→ Instructions for the task: Provide only the number of lines in the listing that contain the string "this".

→ Records from a dataset:
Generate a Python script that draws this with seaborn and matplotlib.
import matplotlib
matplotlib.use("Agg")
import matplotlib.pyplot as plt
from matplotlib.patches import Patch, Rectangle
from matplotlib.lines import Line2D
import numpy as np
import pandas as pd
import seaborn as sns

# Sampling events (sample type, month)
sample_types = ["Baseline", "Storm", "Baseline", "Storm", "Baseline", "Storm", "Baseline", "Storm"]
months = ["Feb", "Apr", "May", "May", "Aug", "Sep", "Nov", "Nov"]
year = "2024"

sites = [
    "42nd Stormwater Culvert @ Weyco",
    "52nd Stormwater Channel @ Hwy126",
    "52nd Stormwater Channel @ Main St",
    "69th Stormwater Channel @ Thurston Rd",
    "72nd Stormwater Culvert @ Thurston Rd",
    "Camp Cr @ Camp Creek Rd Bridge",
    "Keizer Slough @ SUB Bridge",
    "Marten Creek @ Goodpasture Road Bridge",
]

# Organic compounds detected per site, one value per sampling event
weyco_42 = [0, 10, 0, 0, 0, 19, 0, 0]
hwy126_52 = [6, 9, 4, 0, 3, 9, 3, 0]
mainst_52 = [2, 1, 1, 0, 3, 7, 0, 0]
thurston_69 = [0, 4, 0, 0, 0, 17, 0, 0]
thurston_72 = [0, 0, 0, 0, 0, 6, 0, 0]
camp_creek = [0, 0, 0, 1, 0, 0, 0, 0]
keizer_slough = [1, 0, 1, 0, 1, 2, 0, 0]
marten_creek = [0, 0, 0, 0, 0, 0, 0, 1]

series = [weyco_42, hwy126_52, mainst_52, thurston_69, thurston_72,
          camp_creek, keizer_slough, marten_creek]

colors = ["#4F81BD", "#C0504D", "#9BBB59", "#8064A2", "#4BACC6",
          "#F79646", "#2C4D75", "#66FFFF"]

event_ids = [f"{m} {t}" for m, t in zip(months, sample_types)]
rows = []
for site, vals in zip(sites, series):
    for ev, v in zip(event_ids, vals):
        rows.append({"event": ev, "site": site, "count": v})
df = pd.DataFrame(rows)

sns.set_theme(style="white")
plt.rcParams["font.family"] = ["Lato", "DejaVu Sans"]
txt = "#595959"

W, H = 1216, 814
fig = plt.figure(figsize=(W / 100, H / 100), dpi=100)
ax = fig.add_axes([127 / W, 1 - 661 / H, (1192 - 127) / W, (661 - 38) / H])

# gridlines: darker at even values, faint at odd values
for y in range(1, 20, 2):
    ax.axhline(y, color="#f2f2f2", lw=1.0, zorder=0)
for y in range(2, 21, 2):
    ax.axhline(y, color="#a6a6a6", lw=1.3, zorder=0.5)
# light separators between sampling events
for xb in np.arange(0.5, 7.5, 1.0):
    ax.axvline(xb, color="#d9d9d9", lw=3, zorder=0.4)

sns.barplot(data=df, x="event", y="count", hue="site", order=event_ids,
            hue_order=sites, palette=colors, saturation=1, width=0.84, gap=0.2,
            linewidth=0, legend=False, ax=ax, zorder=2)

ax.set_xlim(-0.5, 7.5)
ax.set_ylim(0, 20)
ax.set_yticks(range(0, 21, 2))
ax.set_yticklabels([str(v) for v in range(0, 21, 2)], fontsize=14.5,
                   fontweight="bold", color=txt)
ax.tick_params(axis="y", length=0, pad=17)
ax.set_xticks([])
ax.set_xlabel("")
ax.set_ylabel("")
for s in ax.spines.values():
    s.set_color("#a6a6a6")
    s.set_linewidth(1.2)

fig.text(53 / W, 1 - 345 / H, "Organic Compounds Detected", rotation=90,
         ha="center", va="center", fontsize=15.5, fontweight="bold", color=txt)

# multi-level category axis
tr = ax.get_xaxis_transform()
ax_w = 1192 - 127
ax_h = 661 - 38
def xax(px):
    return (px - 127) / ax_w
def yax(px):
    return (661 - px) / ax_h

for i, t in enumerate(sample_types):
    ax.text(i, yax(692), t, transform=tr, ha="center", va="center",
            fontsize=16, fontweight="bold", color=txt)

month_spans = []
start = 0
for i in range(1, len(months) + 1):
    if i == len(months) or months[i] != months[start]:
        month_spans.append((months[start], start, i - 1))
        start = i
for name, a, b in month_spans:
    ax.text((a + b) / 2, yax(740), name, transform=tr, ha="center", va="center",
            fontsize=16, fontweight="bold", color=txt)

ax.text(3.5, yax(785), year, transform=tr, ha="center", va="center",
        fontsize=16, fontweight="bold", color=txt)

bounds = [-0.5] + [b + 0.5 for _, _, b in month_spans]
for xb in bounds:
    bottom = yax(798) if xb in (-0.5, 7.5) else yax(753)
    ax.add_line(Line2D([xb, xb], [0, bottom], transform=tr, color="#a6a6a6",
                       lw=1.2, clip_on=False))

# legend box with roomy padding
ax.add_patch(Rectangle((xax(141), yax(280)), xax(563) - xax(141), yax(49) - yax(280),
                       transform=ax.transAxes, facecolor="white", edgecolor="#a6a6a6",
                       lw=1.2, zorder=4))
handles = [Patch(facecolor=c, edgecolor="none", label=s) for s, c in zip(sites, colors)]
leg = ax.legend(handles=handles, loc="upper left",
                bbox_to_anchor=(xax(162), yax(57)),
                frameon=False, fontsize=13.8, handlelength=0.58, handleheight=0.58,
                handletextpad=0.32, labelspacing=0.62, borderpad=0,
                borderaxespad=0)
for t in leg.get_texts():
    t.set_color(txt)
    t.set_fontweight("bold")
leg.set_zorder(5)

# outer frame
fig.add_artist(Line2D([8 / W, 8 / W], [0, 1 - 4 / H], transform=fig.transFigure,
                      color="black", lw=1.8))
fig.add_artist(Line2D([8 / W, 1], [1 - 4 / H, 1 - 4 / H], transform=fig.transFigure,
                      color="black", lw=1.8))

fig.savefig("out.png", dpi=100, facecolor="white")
* * *
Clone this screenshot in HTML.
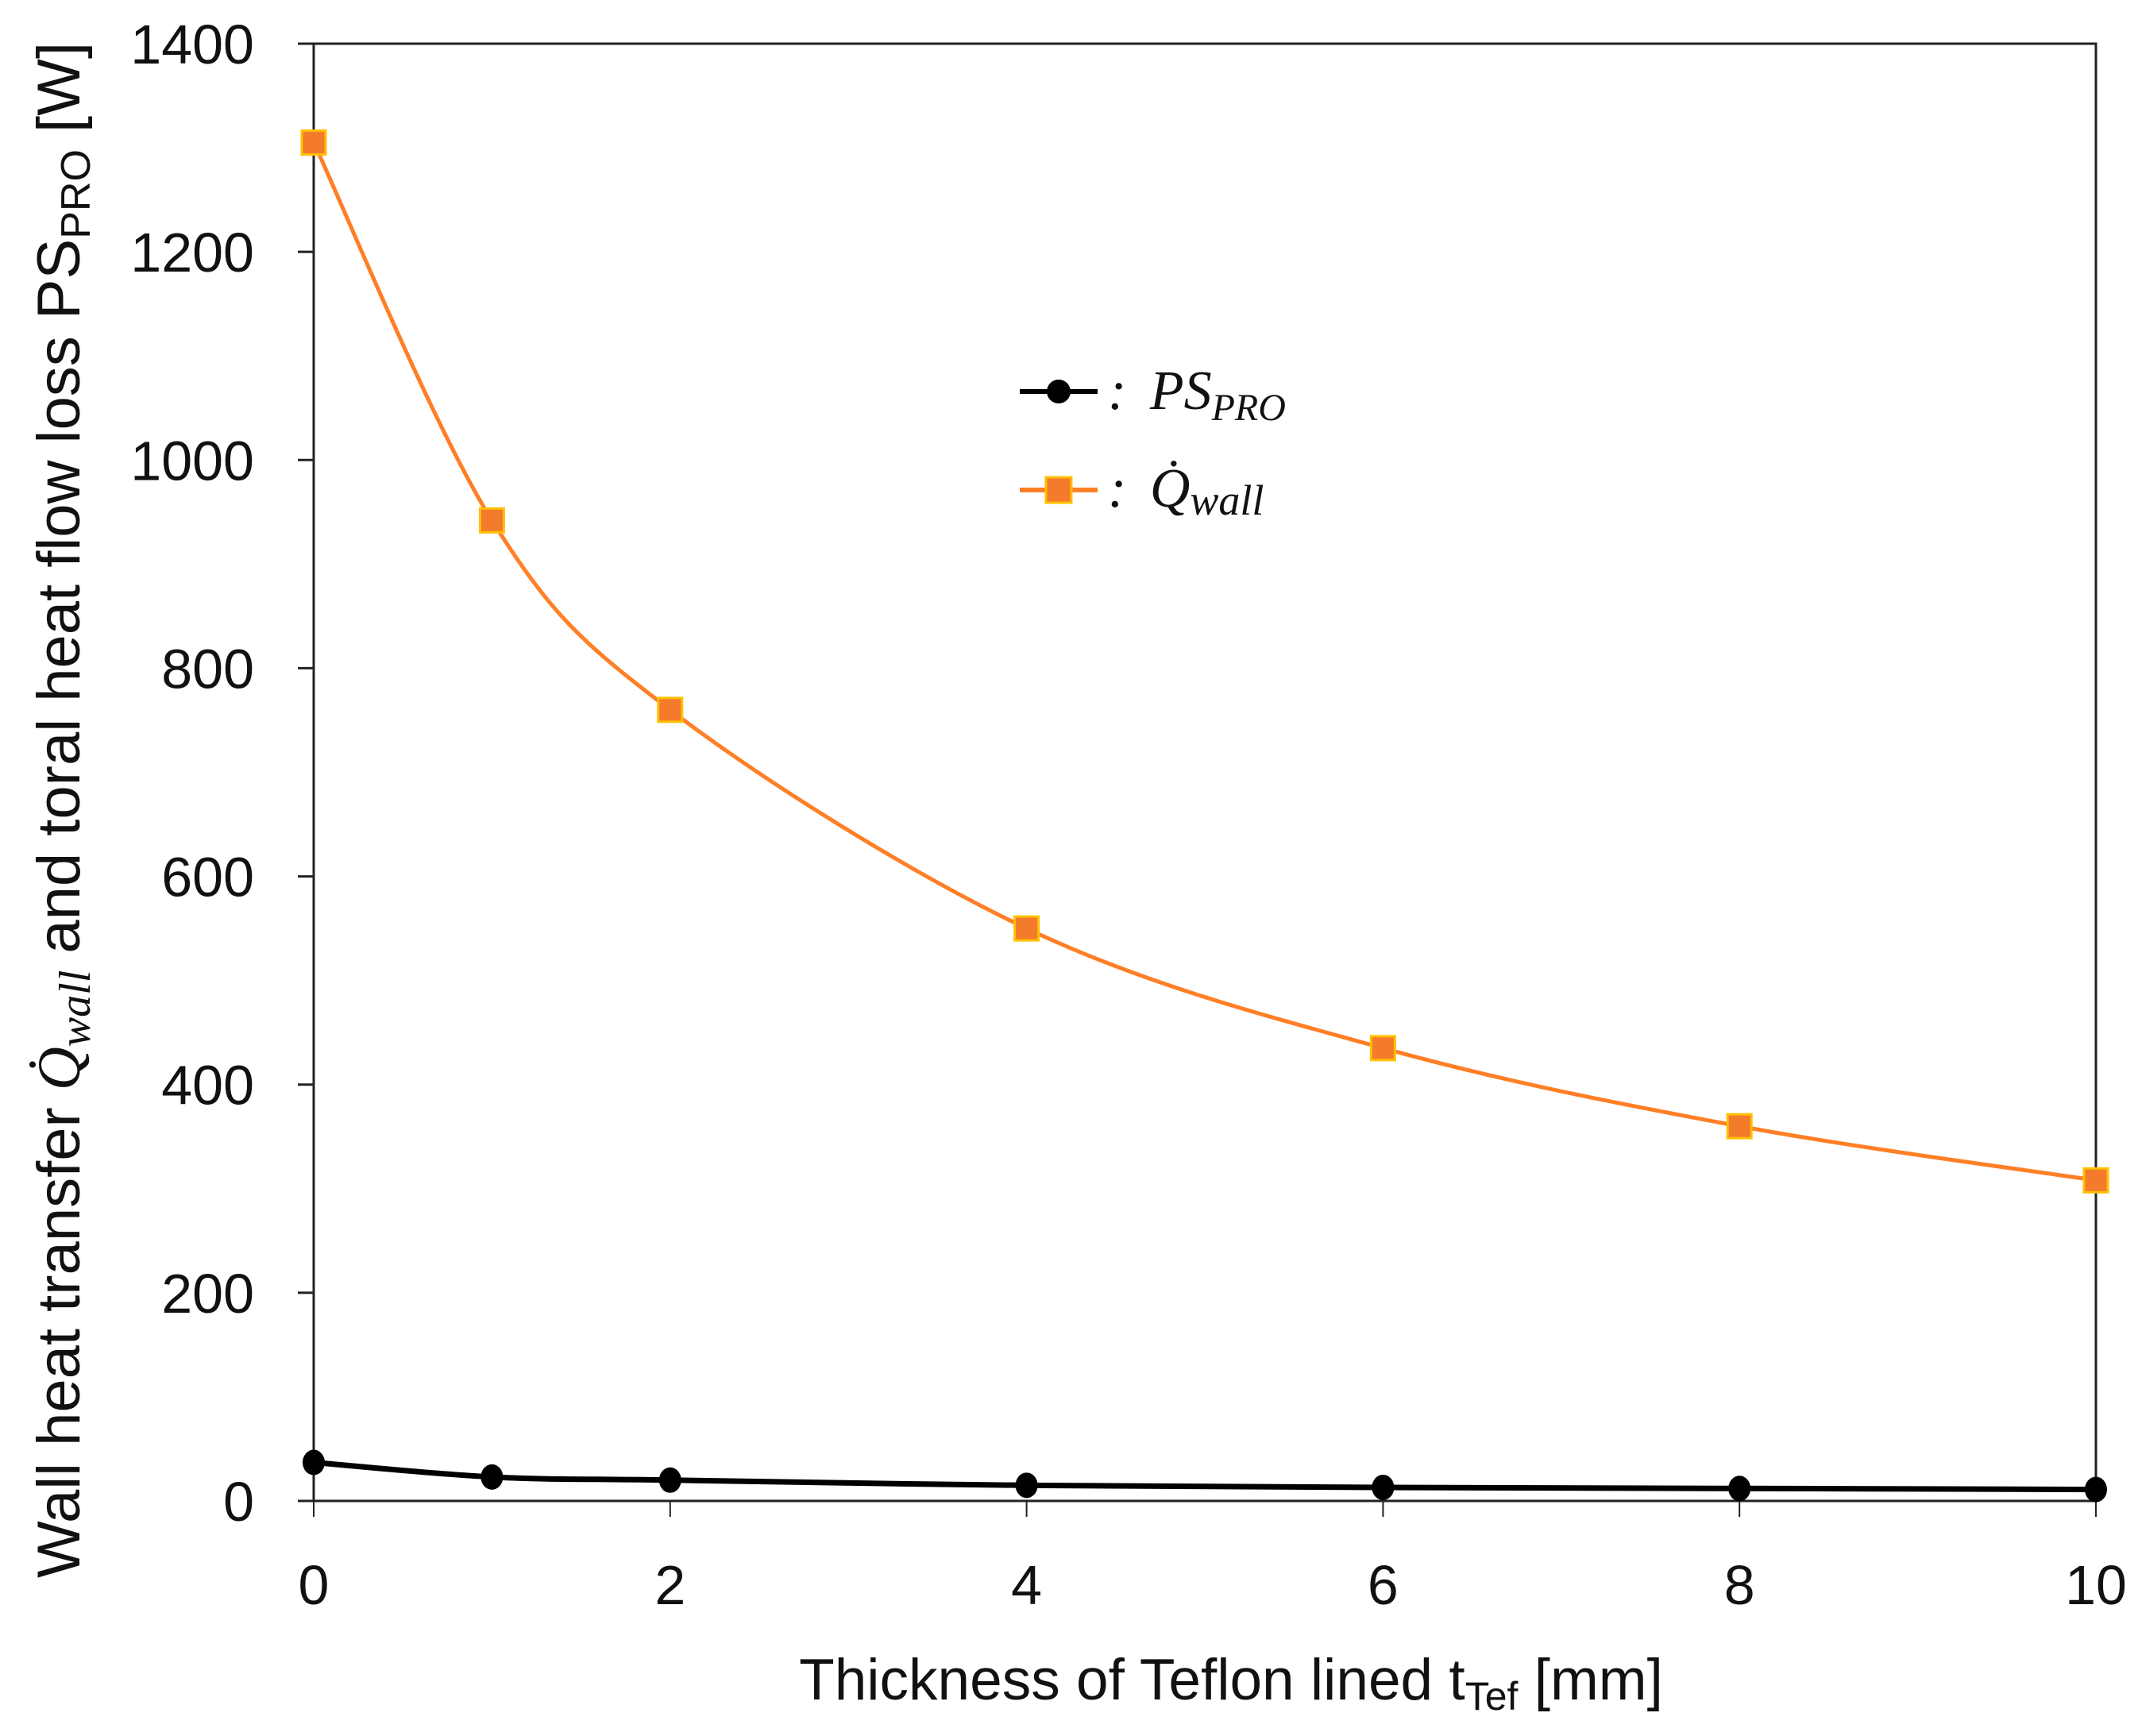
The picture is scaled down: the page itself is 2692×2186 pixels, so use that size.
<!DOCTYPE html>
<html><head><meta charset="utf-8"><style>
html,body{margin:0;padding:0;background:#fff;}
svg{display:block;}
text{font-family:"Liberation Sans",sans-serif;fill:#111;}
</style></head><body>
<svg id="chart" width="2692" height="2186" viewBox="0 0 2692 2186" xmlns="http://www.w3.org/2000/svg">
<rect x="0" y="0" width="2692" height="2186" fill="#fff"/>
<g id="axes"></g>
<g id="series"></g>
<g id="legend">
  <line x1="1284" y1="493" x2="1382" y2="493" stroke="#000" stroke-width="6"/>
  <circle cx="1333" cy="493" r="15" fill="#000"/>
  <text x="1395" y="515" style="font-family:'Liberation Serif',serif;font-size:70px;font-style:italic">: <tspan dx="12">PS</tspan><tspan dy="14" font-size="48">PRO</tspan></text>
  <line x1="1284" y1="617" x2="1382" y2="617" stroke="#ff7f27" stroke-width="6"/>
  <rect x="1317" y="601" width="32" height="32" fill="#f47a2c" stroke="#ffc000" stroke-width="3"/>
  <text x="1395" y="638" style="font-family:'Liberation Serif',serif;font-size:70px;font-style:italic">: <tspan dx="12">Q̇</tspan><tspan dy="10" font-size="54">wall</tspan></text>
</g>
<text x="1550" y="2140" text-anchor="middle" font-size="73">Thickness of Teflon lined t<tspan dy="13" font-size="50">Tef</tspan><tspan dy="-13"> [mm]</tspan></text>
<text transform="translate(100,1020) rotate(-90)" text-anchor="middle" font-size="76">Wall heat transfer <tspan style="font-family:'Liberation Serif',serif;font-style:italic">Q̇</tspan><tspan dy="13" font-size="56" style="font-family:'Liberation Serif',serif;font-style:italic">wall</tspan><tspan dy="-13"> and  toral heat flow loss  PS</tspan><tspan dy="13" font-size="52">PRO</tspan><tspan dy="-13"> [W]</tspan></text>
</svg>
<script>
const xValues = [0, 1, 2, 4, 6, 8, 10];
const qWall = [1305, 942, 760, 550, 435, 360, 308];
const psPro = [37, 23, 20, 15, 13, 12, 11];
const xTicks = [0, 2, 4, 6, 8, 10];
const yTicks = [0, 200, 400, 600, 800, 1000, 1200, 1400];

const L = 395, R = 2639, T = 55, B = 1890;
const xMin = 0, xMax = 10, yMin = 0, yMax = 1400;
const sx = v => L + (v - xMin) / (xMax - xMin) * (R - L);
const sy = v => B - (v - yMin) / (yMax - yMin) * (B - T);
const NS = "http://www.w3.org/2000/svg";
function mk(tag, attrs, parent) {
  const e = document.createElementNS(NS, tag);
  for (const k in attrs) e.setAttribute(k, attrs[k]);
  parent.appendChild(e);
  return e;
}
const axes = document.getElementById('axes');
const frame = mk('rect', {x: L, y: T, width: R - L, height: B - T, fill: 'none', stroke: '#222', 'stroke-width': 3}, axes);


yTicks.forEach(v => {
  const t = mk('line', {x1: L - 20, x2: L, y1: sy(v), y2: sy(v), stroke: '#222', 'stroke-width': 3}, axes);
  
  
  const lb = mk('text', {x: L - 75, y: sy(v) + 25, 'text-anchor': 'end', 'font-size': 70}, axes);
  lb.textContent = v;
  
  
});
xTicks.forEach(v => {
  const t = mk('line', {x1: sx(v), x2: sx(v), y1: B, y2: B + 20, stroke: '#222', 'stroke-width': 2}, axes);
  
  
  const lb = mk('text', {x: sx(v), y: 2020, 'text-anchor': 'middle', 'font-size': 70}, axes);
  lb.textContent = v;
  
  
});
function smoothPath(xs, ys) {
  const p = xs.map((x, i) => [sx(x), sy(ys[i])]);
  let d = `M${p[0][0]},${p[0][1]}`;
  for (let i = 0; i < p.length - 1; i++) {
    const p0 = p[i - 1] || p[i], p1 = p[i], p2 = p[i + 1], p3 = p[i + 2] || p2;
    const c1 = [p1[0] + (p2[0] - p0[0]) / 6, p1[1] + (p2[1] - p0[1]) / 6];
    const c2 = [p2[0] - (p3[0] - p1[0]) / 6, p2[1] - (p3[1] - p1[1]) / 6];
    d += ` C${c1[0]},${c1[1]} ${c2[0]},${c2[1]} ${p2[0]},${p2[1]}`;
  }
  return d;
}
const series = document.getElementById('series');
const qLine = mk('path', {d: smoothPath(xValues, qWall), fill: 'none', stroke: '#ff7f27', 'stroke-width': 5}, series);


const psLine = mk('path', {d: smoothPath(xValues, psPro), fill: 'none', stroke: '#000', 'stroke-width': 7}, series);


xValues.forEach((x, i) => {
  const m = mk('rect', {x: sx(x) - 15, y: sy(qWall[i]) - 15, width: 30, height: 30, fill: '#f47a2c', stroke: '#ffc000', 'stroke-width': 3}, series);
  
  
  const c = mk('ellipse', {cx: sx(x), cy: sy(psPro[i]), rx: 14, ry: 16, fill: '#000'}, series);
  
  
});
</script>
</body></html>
* * *
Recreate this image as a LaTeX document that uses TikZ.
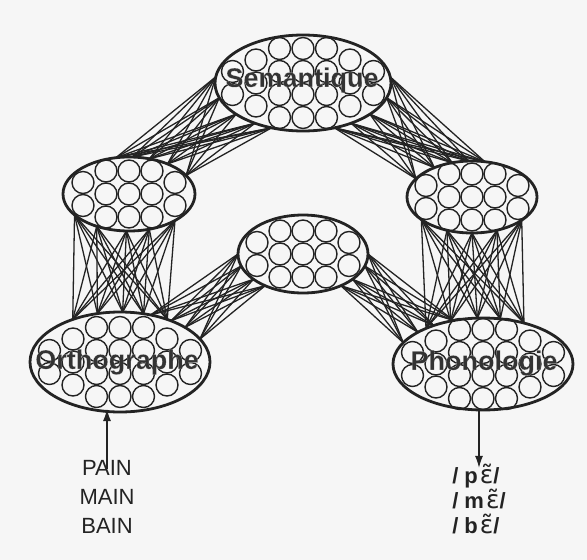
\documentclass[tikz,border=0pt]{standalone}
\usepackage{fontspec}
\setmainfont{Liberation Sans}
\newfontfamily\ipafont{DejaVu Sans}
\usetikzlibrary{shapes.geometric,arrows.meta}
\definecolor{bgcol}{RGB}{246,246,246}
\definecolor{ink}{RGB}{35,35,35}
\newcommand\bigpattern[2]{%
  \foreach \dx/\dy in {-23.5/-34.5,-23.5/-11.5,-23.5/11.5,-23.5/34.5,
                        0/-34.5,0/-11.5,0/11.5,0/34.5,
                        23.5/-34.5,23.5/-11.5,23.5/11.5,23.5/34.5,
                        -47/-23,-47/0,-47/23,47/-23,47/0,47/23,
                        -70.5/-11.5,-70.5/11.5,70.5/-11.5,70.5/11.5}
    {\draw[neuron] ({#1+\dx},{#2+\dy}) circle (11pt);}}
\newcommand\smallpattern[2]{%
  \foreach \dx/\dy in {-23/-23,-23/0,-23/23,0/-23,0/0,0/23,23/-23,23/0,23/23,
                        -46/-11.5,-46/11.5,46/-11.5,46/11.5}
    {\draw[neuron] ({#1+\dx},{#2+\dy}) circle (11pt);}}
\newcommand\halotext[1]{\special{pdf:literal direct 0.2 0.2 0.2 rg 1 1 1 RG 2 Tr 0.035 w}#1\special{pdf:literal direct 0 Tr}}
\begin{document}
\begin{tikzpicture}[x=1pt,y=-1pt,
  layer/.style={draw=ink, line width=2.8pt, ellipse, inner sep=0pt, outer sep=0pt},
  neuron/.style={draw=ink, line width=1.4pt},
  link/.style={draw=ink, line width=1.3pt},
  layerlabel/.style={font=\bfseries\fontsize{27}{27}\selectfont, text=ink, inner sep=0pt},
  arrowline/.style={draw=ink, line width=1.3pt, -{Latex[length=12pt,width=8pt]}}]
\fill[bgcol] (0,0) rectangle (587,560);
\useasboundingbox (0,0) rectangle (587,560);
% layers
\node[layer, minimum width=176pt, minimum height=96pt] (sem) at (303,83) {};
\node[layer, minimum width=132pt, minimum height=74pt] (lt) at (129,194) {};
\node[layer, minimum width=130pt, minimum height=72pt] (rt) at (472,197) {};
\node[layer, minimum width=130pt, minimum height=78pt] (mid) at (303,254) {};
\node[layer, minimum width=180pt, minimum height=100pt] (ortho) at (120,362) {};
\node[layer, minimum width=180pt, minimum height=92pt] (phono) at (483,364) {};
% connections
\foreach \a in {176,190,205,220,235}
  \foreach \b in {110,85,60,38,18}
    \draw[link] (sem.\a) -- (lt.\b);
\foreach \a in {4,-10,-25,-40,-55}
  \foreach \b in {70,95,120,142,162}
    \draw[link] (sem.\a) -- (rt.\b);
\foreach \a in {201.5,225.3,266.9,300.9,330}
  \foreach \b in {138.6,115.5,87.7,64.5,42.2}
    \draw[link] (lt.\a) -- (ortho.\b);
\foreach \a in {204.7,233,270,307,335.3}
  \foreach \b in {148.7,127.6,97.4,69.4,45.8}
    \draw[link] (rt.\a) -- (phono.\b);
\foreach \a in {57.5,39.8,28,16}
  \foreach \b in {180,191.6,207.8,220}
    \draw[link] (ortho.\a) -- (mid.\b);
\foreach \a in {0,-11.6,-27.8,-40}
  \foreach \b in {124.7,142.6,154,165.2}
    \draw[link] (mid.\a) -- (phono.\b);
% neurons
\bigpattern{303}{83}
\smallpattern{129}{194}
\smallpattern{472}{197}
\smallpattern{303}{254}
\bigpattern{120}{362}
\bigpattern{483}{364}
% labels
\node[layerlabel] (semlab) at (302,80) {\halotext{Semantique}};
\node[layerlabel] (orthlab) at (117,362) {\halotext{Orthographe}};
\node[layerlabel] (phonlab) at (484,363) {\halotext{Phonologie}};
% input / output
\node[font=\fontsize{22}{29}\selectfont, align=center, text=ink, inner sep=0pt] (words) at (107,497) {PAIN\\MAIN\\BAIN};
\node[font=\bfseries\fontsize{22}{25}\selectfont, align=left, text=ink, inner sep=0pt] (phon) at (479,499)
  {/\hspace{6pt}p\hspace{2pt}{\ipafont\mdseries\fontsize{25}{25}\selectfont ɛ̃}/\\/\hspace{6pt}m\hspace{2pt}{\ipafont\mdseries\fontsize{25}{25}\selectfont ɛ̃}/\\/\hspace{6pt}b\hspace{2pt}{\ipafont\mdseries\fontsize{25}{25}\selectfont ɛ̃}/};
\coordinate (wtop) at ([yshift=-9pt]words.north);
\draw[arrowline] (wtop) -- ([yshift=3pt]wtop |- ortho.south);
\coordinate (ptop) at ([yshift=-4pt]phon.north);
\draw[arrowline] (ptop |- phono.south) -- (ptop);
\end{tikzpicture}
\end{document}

→ Final answer: 3